* Data extract
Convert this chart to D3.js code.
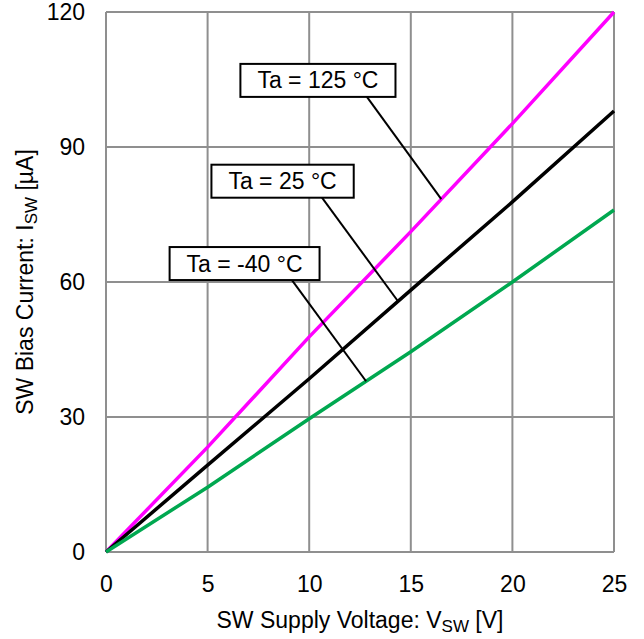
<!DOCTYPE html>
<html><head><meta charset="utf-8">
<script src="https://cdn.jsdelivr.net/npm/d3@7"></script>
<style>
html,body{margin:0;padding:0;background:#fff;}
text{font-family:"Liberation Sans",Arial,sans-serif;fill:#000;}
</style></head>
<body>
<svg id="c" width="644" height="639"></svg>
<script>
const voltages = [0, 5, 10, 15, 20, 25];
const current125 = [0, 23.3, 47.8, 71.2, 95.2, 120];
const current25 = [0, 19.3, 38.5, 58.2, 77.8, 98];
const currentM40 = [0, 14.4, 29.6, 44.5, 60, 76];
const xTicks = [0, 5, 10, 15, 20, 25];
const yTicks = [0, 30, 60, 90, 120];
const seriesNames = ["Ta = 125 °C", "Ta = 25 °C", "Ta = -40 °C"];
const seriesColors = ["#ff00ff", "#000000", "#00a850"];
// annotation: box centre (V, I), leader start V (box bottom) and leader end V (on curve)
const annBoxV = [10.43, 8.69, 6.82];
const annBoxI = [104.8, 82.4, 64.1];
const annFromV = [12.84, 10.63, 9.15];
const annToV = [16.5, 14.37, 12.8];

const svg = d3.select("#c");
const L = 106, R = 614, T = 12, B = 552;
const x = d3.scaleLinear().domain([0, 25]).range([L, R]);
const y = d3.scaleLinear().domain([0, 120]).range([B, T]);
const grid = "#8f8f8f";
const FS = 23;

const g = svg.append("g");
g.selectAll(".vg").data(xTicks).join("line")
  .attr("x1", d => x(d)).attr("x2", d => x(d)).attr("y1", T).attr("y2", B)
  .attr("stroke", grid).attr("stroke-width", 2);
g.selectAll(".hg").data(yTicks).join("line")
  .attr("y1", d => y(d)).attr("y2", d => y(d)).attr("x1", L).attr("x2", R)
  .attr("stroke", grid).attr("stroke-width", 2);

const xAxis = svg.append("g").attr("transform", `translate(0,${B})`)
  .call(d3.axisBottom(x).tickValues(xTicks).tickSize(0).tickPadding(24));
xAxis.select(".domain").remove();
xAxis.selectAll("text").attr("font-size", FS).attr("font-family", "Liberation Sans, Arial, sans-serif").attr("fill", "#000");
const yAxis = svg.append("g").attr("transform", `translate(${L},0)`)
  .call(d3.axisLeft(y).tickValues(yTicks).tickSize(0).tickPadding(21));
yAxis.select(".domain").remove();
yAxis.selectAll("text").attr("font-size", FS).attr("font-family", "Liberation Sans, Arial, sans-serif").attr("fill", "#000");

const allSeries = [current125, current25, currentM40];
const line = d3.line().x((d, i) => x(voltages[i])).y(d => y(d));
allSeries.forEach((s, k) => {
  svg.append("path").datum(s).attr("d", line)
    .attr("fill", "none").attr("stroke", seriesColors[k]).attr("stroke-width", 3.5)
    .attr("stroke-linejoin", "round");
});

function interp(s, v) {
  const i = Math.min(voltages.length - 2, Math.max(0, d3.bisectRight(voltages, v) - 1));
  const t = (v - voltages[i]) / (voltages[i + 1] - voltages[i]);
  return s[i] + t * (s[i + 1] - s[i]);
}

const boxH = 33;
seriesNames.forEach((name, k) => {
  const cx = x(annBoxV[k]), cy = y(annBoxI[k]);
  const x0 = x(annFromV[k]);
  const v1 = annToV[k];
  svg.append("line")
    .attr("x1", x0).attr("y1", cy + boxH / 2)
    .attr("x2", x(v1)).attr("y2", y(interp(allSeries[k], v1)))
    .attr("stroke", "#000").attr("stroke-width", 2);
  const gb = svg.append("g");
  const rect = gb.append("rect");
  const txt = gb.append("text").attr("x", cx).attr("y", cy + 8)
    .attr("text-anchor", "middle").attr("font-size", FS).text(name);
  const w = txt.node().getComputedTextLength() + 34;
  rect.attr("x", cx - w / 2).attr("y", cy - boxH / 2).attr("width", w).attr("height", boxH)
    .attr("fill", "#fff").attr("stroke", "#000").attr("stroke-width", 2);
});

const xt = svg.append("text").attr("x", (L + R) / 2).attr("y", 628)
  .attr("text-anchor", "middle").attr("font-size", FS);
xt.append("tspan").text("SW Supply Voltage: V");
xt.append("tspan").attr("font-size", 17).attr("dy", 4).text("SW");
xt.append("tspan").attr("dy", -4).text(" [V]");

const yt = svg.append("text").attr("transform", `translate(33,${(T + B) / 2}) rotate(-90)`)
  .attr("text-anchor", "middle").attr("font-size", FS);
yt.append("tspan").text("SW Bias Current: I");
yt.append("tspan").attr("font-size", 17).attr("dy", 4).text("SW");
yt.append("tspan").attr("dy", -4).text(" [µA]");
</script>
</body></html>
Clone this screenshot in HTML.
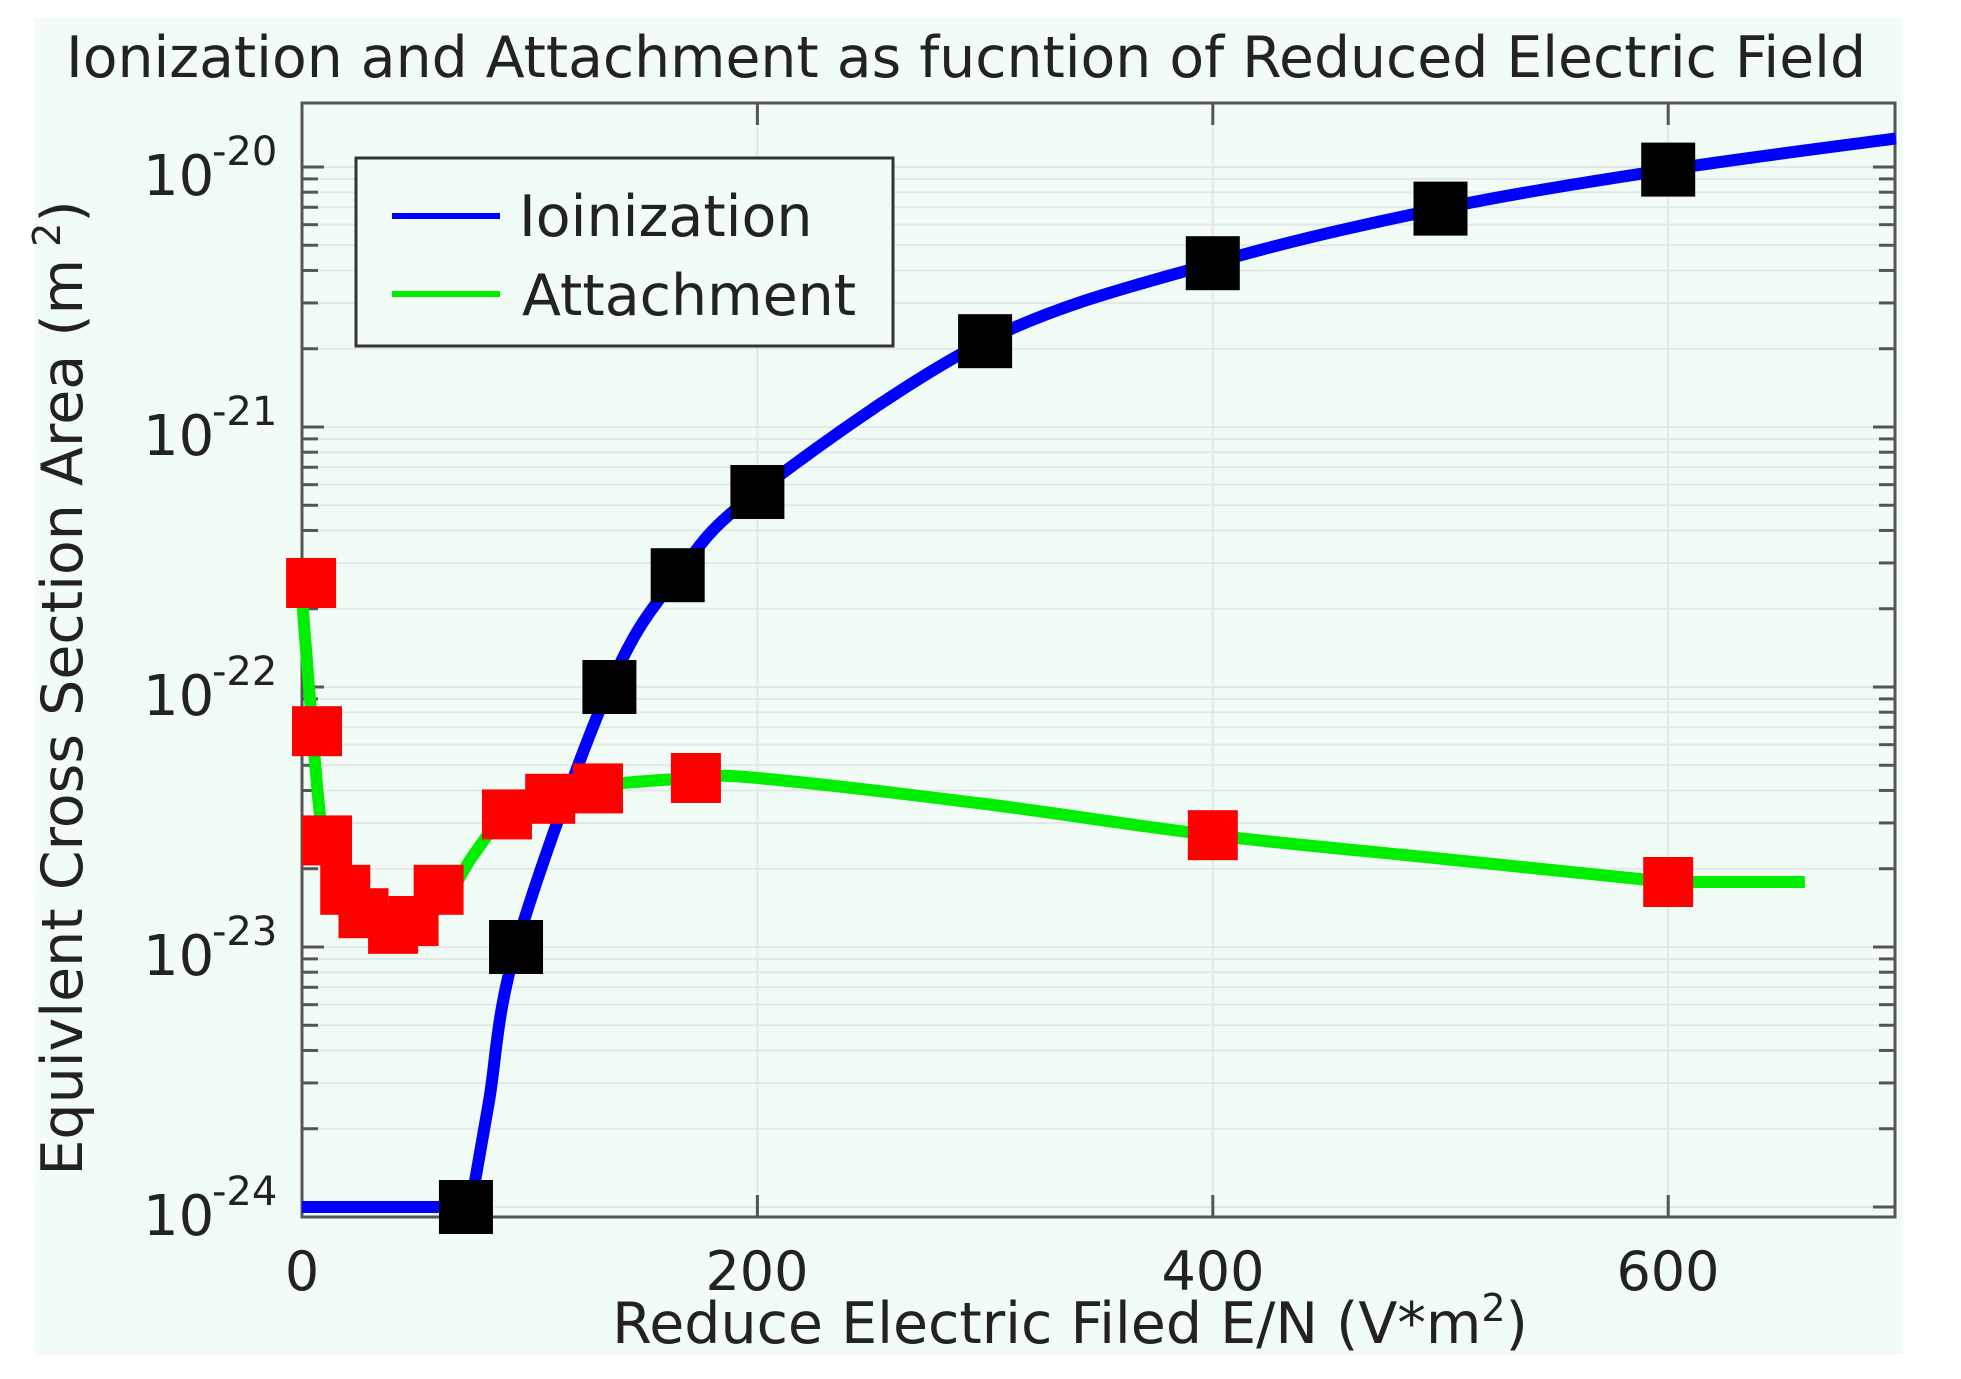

* Required work
Select every line in the records above that contains the word "this".

* Result of the exercise
Convert this chart to D3.js code.
Clone this screenshot in HTML.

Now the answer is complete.